Exercise brief ▸ Write out the opening lines of the data word for word, up to and including the line with "import seaborn as sns", and leave every picture and every later line out.

Dataset content ▸
◇ ◇ ◇

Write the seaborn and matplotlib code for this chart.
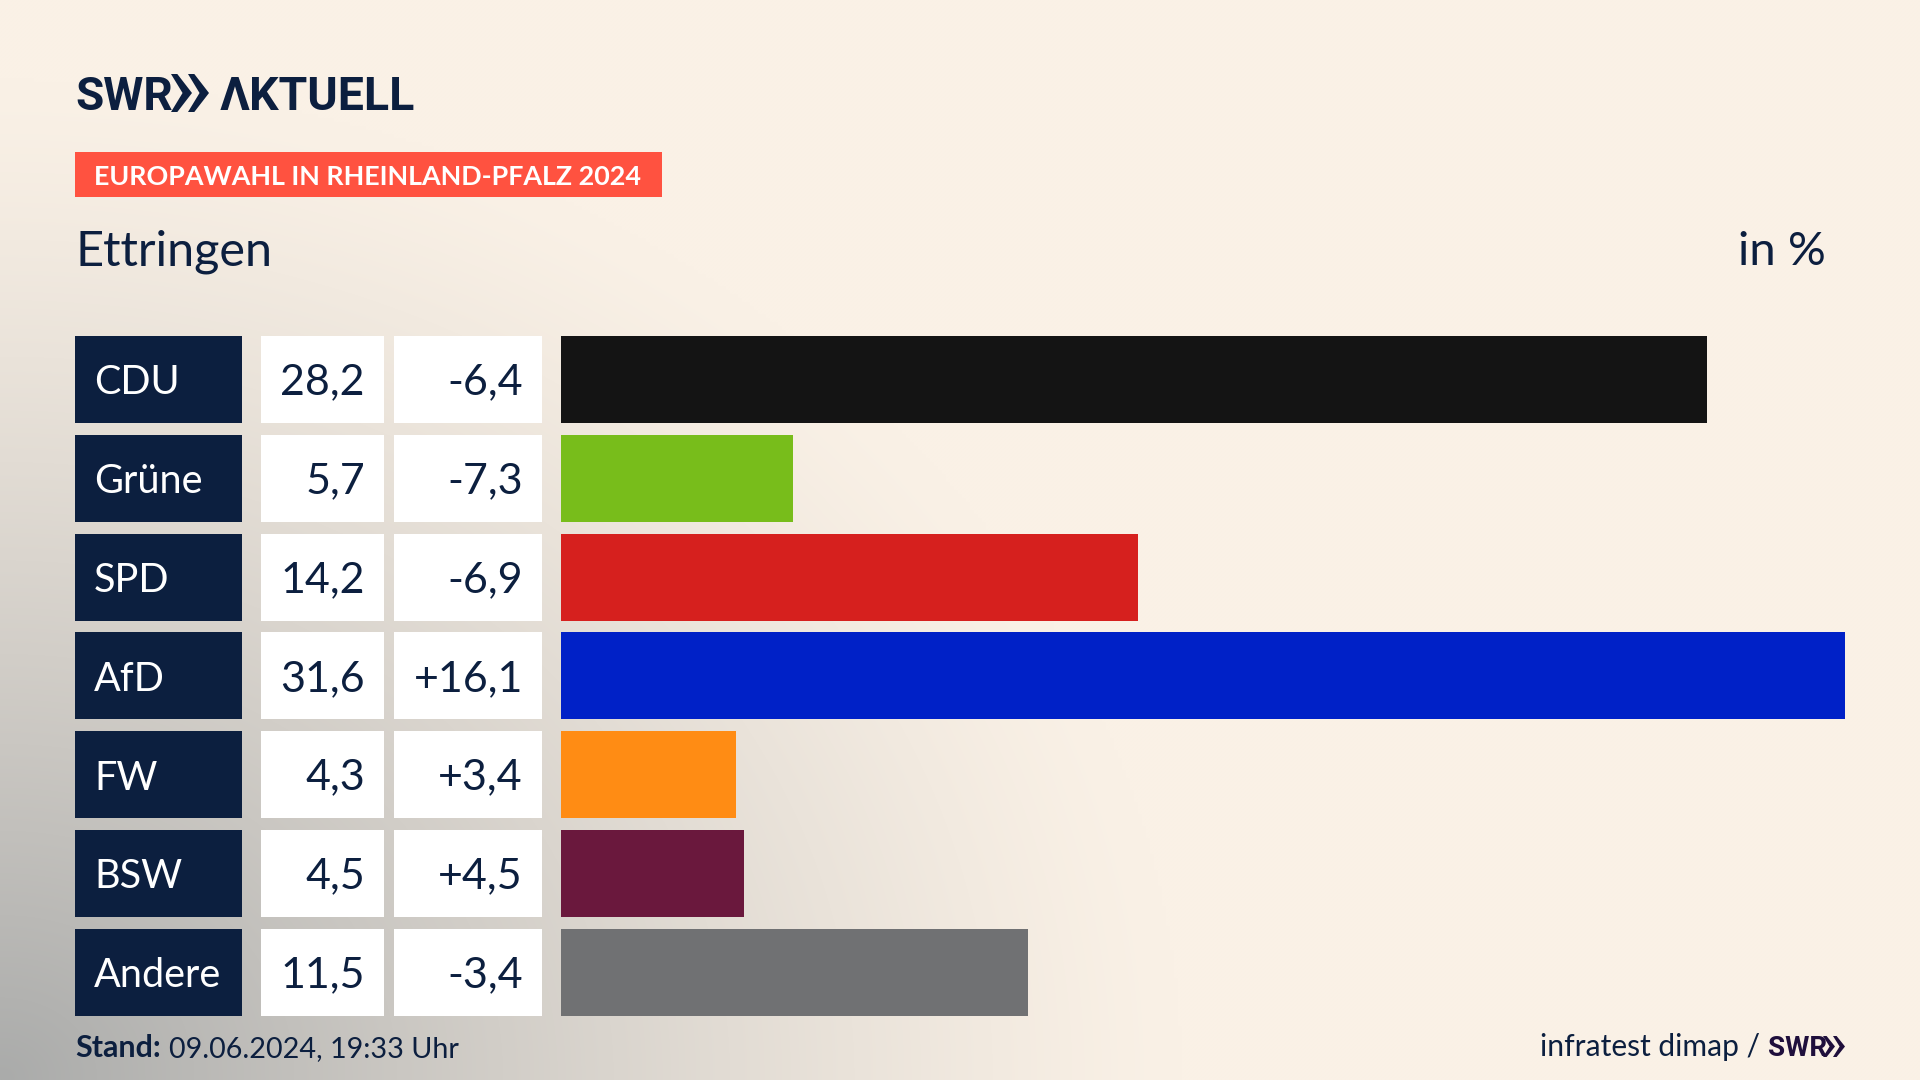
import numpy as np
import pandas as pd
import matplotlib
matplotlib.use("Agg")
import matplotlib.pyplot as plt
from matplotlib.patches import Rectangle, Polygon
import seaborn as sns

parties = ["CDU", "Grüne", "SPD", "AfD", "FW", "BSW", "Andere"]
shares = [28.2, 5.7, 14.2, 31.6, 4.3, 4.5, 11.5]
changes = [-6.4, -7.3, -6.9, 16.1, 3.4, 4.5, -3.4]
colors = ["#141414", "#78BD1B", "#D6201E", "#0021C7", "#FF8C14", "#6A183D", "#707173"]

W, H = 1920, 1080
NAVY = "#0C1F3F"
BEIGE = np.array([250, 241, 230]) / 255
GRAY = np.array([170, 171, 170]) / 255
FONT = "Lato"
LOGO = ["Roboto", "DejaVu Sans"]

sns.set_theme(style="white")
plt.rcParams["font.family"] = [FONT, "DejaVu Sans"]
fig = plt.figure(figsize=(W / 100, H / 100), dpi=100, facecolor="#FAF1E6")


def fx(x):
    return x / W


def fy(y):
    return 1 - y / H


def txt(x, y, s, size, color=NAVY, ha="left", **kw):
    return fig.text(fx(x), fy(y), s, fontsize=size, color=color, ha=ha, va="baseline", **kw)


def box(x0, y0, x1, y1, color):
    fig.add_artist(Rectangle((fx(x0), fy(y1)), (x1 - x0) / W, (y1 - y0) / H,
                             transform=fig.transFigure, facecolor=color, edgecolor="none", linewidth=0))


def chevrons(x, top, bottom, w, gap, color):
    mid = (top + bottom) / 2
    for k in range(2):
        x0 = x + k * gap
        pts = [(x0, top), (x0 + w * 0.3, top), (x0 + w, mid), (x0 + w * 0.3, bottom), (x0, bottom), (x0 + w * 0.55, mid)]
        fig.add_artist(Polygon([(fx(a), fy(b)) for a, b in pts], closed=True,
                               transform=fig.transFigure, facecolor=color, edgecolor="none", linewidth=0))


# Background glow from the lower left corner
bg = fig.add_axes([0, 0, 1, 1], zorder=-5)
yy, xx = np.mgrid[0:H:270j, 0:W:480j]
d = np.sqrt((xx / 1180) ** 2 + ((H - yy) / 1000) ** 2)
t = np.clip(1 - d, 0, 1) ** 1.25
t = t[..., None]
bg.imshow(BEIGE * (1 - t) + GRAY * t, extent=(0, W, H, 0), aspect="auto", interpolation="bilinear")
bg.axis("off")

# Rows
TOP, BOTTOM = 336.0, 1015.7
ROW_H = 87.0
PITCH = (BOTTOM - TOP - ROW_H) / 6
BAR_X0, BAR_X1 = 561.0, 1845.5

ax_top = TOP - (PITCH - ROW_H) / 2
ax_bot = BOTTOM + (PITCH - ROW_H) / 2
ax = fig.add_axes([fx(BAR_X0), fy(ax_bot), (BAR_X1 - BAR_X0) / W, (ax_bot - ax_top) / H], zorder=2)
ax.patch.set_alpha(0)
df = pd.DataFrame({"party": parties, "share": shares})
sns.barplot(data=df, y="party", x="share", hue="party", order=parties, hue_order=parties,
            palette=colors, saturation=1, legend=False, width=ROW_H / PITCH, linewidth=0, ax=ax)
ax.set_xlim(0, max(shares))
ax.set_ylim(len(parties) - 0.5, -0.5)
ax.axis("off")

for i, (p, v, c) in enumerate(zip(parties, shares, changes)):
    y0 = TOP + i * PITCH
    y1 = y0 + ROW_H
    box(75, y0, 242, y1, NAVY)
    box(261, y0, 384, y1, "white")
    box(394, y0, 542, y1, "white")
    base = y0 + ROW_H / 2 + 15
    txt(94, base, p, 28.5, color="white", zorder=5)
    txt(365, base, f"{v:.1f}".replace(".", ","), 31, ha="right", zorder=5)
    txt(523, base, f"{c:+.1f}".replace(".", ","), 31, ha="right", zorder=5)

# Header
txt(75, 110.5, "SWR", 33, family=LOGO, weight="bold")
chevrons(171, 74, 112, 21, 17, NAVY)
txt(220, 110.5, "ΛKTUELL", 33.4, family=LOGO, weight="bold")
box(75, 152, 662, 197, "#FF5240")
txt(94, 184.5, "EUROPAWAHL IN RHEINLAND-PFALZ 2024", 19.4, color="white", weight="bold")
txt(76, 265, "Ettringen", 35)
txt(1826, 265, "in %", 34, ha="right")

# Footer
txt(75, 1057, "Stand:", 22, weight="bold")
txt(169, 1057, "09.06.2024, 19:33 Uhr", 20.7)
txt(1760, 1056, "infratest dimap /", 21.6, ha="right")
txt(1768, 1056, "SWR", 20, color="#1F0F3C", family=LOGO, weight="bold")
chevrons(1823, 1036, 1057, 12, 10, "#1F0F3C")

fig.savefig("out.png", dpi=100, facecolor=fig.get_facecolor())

◇ ◇ ◇

Correct response ▸
Write the seaborn and matplotlib code for this chart.
import numpy as np
import pandas as pd
import matplotlib
matplotlib.use("Agg")
import matplotlib.pyplot as plt
from matplotlib.patches import Rectangle, Polygon
import seaborn as sns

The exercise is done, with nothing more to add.